The First Trailer for BBC’s Adaptation of The ABC Murders Is Out
The BBC has been working on an adaptation for Agatha Christie‘s The ABC Murders for some time now, and we finally get to see some of the progress. If the trailer is anything to go by, it’s going to be a brilliant experience!
The ABC Murders is going to be a three-part limited series. It’ll air on BBC first, followed by Amazon Prime. The series stars John Malkovich as Hercule Poirot and Rupert Grint as Inspector Crome. Admittedly, I personally would never have thought of casting these two for the series. But it is oddly perfect.
The series also includes Andrew Buchan, Eamon Farren, Tara Fitzgerald, Bronwyn James, Freya Mavor, and dozens of other actors. Sarah Phelps has been brought on to do the writing, while Alex Gabassi directs.
Those of us in the United States will be able to watch the series on Amazon Prime, but not until February. Still, a month isn’t that long to wait, all things considered.
The ABC Murders
Set in the 1930s, Poirot tracks down a serial killer, known only as the ‘A.B.C.’ killer. The killer moves around frequently, making him hard to track and even harder to catch. The only clue left at the crime scenes is a lone A.B.C. Railway Guide—the namesake for the killer.

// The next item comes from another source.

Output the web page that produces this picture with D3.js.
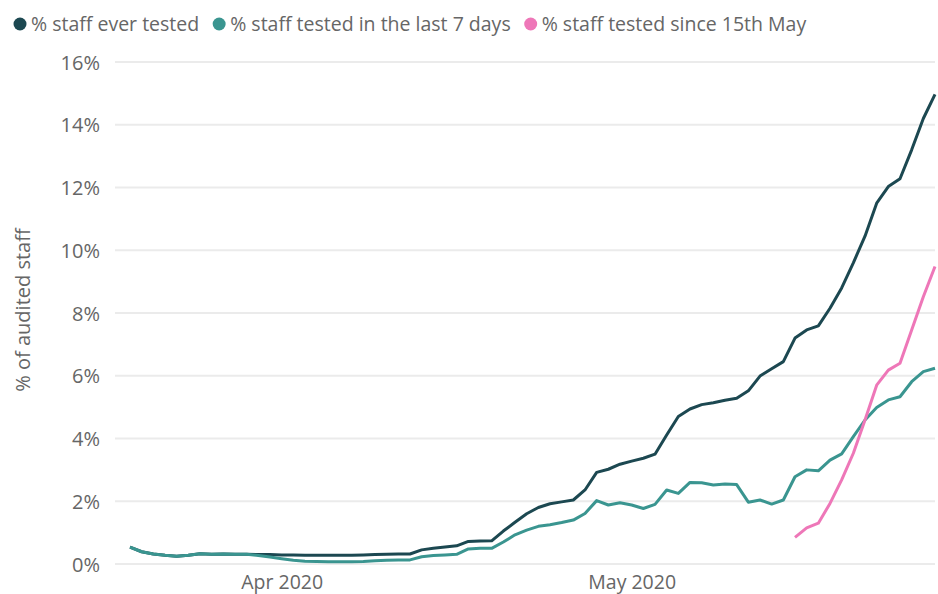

Originally published in 1936, The A.B.C. Murders is actually the thirteenth book in the Hercule Poirot series. It is one frequently talked about and referenced, which is likely the reason they decided to go with this selected novel. Like many other novels in the series, you can jump in at any point and have little to no difficulty following along—so don’t let the series number scare you off!
The trailer did a wonderful job of capturing the tone of the novel. It’s dark and mysterious, but also full of personality. They really ran with the stylistic choices of the 1930s, which truly enhanced the look and feel of the miniseries. As a fan that read the novel it is based on, the trailer did a good job of relieving any concerns I had about it. I’m looking forward to seeing their interpretation of the classic novel.